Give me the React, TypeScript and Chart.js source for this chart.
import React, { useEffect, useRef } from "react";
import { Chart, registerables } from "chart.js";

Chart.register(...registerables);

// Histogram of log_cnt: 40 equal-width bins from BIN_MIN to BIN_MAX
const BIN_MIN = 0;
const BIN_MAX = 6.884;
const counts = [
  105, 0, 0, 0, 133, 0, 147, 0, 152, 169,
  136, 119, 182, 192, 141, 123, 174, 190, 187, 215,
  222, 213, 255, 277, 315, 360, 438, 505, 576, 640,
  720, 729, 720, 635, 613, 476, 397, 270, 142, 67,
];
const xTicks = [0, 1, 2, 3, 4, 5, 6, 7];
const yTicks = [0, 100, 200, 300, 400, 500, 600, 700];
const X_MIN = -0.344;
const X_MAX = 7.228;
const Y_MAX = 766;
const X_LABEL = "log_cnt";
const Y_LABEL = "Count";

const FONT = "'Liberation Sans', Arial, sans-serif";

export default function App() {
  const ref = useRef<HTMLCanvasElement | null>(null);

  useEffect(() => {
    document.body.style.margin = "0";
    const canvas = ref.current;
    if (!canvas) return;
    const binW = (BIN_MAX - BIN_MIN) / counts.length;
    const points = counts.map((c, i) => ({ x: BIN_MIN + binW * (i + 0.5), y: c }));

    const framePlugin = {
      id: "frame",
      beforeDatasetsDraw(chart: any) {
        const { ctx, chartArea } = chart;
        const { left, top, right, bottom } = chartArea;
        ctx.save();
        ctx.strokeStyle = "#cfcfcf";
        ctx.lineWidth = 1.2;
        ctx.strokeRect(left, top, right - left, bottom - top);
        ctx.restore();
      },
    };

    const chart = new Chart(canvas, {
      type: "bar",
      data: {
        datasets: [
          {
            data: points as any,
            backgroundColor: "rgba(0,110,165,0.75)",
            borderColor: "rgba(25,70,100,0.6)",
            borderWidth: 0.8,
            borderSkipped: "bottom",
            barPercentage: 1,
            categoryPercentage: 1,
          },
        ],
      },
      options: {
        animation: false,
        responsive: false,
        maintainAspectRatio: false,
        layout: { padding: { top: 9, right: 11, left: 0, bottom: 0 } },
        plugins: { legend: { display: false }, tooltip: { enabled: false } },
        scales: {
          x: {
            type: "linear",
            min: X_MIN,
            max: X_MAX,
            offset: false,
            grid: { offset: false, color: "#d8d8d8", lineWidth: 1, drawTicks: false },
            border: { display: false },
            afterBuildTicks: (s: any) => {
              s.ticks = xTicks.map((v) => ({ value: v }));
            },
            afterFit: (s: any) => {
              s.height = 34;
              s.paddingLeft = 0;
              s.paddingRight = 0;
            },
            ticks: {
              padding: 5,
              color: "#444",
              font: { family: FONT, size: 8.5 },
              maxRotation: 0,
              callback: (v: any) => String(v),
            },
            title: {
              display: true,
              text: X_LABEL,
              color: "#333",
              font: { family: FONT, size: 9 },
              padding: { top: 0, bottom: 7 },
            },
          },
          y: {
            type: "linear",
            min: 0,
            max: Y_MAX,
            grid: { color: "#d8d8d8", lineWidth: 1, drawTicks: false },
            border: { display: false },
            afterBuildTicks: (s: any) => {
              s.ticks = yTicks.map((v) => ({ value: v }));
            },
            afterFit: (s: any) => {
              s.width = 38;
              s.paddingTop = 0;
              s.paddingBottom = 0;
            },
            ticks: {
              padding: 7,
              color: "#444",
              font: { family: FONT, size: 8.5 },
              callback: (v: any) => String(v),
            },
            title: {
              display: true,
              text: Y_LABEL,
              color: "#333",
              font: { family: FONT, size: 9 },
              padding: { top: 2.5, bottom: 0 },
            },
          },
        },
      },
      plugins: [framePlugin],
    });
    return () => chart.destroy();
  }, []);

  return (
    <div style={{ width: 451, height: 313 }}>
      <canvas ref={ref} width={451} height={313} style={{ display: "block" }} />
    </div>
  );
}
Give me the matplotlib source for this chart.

The exercise>
Copy every line that contains the string "source".

Output of the exercise>
Give me the React, TypeScript and Chart.js source for this chart.
Give me the matplotlib source for this chart.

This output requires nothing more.